■ What you are asked to do ■
Output exactly the lines from the line containing "Write a Python" through the line containing "from bokeh.resources import INLINE", inclusive, and omit any pictures.

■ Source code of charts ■
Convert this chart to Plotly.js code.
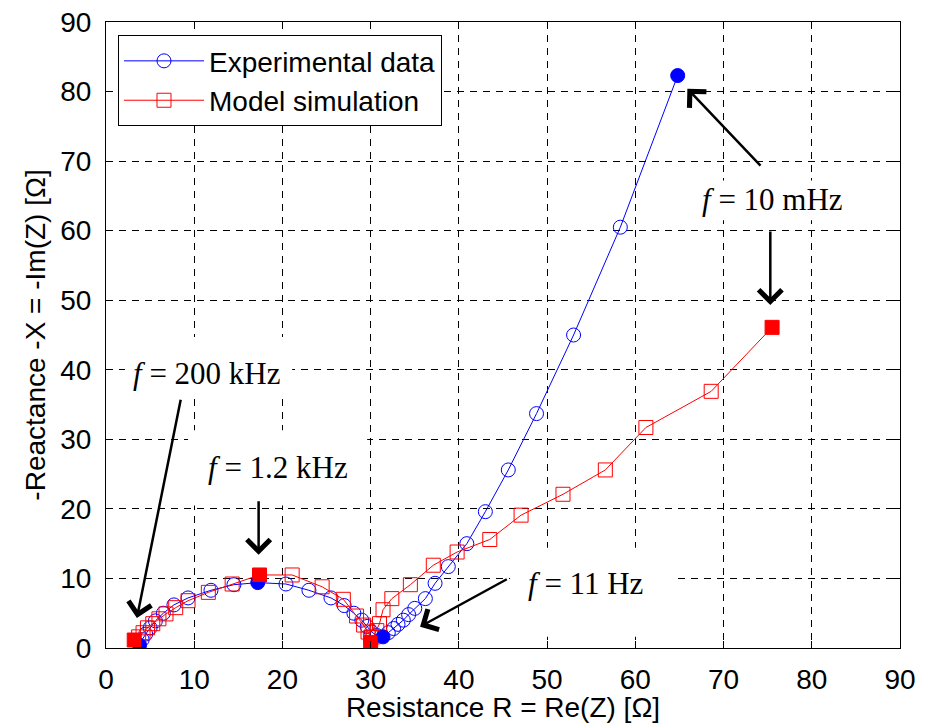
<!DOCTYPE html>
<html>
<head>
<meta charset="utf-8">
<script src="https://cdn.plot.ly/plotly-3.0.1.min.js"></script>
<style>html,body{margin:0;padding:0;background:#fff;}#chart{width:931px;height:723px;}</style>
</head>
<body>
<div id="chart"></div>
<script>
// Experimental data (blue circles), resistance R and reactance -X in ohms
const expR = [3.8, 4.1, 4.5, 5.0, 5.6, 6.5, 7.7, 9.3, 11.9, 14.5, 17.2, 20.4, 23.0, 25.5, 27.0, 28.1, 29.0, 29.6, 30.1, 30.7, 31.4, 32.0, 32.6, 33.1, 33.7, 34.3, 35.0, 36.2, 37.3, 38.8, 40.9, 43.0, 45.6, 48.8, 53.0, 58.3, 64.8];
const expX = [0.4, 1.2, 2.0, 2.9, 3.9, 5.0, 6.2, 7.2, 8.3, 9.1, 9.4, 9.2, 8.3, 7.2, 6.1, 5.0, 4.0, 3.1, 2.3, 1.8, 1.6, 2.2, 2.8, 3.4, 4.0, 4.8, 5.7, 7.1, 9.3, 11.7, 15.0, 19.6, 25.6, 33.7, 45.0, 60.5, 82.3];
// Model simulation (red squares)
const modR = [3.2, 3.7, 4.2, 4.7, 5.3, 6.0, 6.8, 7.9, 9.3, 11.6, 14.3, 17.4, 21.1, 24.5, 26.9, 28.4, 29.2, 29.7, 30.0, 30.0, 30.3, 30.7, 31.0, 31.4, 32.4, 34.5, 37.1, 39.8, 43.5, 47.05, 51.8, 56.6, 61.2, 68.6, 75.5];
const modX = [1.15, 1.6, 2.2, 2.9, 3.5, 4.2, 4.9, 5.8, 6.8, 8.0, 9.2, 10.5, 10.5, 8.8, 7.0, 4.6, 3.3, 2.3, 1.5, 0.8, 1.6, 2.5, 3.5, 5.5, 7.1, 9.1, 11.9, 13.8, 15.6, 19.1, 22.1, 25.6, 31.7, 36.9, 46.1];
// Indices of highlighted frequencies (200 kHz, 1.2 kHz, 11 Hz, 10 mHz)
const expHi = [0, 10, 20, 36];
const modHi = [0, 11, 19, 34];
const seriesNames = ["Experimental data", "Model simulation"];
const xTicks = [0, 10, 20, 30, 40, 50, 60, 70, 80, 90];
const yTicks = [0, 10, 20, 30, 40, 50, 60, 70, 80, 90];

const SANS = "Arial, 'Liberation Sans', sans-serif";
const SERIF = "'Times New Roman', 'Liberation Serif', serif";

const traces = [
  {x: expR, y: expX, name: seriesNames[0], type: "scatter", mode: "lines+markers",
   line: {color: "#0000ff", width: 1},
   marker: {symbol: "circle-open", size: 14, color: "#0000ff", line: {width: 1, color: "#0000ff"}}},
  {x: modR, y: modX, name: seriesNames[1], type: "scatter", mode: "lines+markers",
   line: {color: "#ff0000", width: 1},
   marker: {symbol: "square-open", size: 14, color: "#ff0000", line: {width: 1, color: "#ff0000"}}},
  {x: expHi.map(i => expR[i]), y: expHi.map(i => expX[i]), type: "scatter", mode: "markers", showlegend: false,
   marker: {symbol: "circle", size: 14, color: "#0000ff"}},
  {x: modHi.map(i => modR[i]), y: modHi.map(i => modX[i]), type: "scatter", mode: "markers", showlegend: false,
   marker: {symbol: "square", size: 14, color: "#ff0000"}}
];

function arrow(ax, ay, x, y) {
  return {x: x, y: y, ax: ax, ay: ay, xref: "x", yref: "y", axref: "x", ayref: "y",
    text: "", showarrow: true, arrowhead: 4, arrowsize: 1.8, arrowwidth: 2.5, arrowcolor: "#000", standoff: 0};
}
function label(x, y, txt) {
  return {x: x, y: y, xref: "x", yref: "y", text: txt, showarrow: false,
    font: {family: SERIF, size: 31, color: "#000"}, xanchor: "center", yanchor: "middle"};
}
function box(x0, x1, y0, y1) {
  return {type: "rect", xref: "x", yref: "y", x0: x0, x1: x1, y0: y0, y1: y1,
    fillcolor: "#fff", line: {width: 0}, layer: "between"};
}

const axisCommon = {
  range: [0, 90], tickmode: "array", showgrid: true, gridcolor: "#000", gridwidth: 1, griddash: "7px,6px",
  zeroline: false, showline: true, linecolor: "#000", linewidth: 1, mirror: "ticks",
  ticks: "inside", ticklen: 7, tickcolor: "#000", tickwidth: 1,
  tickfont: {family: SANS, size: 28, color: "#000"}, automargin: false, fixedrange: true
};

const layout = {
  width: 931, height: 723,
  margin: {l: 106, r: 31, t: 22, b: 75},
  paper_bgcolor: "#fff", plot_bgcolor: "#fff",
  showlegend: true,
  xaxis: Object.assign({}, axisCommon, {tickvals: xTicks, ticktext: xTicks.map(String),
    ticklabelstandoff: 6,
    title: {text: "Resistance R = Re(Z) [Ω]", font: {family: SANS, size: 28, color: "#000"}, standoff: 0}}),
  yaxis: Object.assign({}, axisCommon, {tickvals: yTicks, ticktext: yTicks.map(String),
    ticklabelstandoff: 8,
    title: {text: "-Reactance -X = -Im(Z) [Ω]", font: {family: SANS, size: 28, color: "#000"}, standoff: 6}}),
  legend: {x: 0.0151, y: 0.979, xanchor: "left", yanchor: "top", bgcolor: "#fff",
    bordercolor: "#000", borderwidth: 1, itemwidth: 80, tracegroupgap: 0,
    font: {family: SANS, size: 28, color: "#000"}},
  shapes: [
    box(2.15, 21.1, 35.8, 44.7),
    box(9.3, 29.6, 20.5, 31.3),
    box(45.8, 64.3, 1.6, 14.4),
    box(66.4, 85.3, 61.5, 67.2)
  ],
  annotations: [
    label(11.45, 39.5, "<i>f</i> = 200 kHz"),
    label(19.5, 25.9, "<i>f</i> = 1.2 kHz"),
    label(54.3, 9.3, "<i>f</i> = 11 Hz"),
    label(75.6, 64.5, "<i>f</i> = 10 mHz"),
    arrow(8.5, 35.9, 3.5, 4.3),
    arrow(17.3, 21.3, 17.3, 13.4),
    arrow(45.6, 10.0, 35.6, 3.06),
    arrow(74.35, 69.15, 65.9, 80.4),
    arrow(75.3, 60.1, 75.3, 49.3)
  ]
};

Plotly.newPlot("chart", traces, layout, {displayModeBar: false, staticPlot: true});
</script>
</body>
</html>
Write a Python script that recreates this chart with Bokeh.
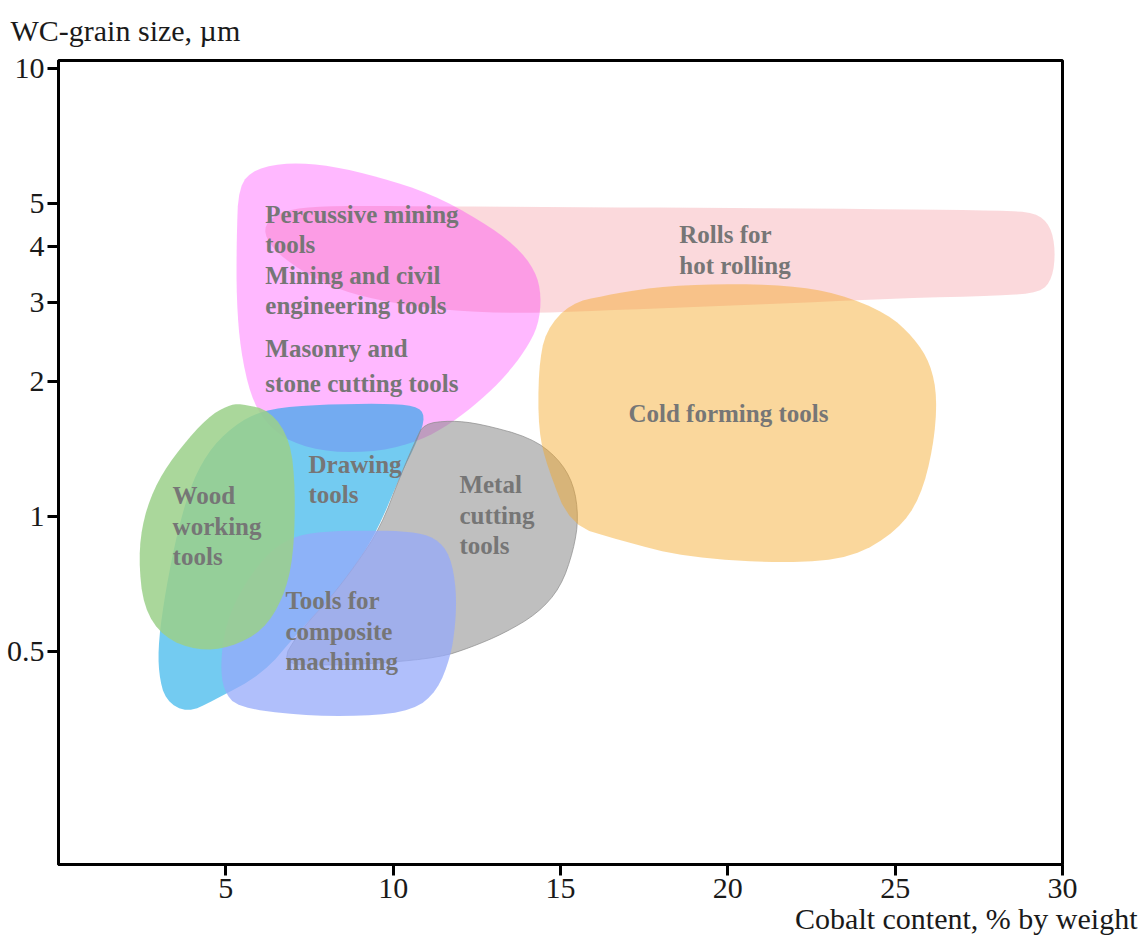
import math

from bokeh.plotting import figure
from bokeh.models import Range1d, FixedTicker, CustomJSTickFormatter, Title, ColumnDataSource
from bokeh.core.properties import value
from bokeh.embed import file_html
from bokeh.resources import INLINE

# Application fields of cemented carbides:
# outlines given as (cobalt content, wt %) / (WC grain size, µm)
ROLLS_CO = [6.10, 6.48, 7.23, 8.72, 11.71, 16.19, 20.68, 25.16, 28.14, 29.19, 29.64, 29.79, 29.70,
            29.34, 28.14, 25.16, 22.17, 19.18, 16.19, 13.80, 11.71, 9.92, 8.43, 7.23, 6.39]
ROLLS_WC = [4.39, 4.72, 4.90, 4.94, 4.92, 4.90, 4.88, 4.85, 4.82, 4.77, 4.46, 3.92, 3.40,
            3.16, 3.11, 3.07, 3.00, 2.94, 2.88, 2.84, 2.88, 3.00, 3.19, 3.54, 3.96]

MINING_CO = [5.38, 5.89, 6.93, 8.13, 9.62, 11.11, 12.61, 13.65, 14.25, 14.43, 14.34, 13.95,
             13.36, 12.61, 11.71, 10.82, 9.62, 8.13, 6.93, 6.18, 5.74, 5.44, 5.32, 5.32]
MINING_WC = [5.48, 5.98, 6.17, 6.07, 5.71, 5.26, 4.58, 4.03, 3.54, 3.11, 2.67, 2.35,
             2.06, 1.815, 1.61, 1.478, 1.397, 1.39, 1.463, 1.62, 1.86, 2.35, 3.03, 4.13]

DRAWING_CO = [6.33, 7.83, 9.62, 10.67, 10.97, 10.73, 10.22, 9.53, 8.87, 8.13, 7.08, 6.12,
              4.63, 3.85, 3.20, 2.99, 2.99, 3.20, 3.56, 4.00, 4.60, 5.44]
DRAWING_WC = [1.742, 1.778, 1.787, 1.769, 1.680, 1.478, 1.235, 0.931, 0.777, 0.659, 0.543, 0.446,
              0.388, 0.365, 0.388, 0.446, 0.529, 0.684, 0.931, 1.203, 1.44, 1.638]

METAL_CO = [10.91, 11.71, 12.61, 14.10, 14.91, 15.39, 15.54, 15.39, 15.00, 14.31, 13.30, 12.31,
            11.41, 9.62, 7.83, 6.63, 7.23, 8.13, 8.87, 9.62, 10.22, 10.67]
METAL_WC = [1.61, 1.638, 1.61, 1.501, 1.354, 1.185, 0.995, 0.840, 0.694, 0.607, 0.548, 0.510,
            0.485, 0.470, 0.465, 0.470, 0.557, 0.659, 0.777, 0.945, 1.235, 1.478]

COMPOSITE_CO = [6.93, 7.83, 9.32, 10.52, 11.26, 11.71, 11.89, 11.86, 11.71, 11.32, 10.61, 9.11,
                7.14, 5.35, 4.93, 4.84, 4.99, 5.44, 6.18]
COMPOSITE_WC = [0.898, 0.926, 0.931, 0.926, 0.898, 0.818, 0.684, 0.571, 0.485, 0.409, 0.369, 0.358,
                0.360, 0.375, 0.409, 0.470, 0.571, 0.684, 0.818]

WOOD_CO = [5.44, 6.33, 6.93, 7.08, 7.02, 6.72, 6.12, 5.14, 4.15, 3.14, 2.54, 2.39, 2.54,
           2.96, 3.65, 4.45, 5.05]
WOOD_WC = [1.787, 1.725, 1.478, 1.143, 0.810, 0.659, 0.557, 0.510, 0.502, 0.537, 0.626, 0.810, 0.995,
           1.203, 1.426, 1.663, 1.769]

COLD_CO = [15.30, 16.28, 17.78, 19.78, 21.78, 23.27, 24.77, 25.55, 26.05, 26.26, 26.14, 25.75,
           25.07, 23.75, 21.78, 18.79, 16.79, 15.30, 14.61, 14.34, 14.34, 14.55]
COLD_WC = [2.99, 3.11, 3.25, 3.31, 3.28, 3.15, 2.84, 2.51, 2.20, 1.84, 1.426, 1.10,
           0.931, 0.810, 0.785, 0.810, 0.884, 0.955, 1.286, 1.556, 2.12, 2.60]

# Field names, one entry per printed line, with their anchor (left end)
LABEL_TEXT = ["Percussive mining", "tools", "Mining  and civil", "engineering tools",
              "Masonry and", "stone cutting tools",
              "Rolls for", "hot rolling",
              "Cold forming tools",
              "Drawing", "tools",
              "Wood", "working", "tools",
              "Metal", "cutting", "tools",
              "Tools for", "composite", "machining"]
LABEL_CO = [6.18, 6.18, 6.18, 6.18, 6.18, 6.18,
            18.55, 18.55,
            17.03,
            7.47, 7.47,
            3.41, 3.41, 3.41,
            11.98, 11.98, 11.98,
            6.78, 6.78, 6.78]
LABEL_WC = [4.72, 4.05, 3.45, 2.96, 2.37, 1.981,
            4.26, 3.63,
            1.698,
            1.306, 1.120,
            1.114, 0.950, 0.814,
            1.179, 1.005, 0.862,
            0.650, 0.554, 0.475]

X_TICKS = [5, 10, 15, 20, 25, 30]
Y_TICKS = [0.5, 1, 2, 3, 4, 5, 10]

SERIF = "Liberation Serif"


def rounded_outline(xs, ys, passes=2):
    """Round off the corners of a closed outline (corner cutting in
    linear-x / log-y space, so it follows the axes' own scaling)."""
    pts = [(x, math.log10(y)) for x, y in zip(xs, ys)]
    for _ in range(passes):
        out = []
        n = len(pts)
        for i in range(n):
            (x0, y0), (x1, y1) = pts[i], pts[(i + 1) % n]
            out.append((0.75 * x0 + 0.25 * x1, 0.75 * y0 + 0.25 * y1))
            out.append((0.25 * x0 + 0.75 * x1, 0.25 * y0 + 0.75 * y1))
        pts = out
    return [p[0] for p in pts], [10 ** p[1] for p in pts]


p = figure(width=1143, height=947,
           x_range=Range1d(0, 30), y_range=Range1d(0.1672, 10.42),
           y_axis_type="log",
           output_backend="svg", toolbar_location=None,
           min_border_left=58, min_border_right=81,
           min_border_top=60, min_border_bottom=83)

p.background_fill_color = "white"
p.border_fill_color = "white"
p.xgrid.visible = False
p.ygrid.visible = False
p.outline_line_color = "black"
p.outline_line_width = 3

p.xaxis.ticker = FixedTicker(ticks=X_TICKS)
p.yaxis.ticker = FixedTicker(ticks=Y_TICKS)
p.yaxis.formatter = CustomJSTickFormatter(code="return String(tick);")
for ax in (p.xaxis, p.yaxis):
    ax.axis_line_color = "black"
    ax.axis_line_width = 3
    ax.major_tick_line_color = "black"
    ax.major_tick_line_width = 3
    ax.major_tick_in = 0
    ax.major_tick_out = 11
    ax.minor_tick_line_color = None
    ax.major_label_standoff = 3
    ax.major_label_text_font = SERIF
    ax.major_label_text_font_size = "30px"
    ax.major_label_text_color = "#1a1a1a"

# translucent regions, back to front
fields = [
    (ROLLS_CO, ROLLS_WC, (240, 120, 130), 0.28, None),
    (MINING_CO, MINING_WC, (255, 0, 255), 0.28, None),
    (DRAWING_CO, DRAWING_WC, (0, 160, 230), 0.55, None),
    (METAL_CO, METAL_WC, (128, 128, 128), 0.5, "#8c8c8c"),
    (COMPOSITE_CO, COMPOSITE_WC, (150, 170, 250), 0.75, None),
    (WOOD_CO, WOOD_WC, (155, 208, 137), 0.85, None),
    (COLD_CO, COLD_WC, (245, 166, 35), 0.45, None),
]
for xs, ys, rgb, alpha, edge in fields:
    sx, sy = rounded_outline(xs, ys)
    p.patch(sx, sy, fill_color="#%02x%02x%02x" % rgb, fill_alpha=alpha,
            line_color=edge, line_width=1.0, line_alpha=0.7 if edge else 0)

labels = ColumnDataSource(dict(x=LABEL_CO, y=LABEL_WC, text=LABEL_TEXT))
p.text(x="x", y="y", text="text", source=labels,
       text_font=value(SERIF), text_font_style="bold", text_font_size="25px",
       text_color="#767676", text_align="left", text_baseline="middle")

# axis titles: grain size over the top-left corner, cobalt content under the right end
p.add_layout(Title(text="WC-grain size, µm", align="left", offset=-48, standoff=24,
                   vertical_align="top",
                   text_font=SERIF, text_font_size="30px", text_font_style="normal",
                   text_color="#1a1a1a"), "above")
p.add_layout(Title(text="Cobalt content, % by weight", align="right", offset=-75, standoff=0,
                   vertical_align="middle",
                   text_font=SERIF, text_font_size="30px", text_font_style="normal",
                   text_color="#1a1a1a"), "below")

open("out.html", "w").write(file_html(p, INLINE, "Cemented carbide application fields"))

■ Exercise answer ■
Write a Python script that recreates this chart with Bokeh.
import math

from bokeh.plotting import figure
from bokeh.models import Range1d, FixedTicker, CustomJSTickFormatter, Title, ColumnDataSource
from bokeh.core.properties import value
from bokeh.embed import file_html
from bokeh.resources import INLINE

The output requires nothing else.